The values of \(x_i\) and corresponding \(y_i\) are:
- \(x_0 = 0\): \(y_0 = \sin^2 0 = 0\)
- \(x_1 = \frac{\pi}{4}\): \(y_1 = \sin^2(\pi/8) \approx 0.146447\)
- \(x_2 = \frac{\pi}{2}\): \(y_2 = \sin^2(\pi/4) = 0.5\)
- \(x_3 = \frac{3\pi}{4}\): \(y_3 = \sin^2(3
\pi/8) \approx 0.853553\)
- \(x_4 = \pi\): \(y_4 = \sin^2(\pi/2) = 1\)
Using the formula for the trapezium rule:
\[\int_{0}^{\pi} f(x) \, dx \approx \frac{h}{2} [y_0 + y_4 + 2(y_1 + y_2 + y_3)]\]
\[\approx \frac{\pi}{8} [0 + 1 + 2(0.146447 + 0.5 + 0.853553)]\]
Note that \(y_1 + y_3 = \sin^2(\pi/8) + \cos^2(\pi/8) = 1\).
\[\approx \frac{\pi}{8} [1 + 2(1.5)] = \frac{\pi}{8} [4] = \frac{\pi}{2} \approx 1.571\]
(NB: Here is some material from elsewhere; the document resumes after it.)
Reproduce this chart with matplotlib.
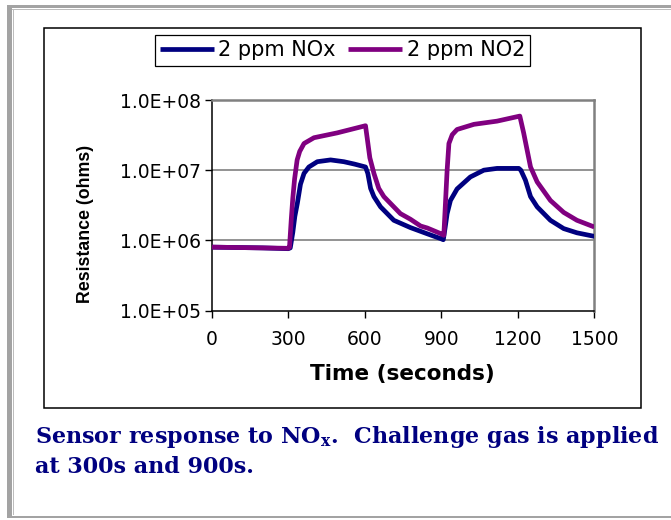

(iii) Using the double-angle formula \(\cos 2\theta = 1 - 2\sin^2\theta\), we can let \(\theta = x/2\):
\[\cos x = 1 - 2\sin^2(x/2) \implies \sin^2(x/2) = \frac{1}{2}(1 - \cos x)\]
Now integrate this expression:
\[\int_{0}^{\pi} \frac{1}{2}(1 - \cos x) \, dx = \left[ \frac{1}{2}x - \frac{1}{2}\sin x \right]_{0}^{\pi}\]
\[= \left( \frac{\pi}{2} - \frac{1}{2}\sin\pi \right) - \left( 0 - \frac{1}{2}\sin 0 \right) = \frac{\pi}{2}\]

(i)
- M1: For integrating \(3e^{2x}\) to obtain \(k e^{2x}\).
- A1: For obtaining the correct term \(\frac{3}{2}e^{2x}\).
- M1: For integrating \(\frac{2}{2x+1}\) to obtain \(m \ln|2x+1|\).
- A1: For obtaining the correct term \(\ln(2x+1)\).
- A1: For substituting limits 0 and 2 correctly and getting the exact expression \(\frac{3}{2}e^4 + \ln 5 - \frac{3}{2}\).

(ii)
- B1: For correct interval width \(h = \pi/4\) (or equivalent).
- M1: For evaluating at least 4 of the correct \(y\)-values (either exact or decimal format).
- M1: For correctly applying the trapezium rule formula with their values.
- A1: For calculating the sum inside the brackets correctly (equals 4).
- A1: For obtaining final approximation \(1.571\) (correct to 3 d.p.).

(iii)
- M1: For substituting \(\sin^2(x/2) = \frac{1}{2}(1 - \cos x)\).
- A1: For integrating to obtain \(\frac{1}{2}x - \frac{1}{2}\sin x\).
- A0.6: For completing the integration, substituting limits, and showing the result is \(\frac{\pi}{2}\).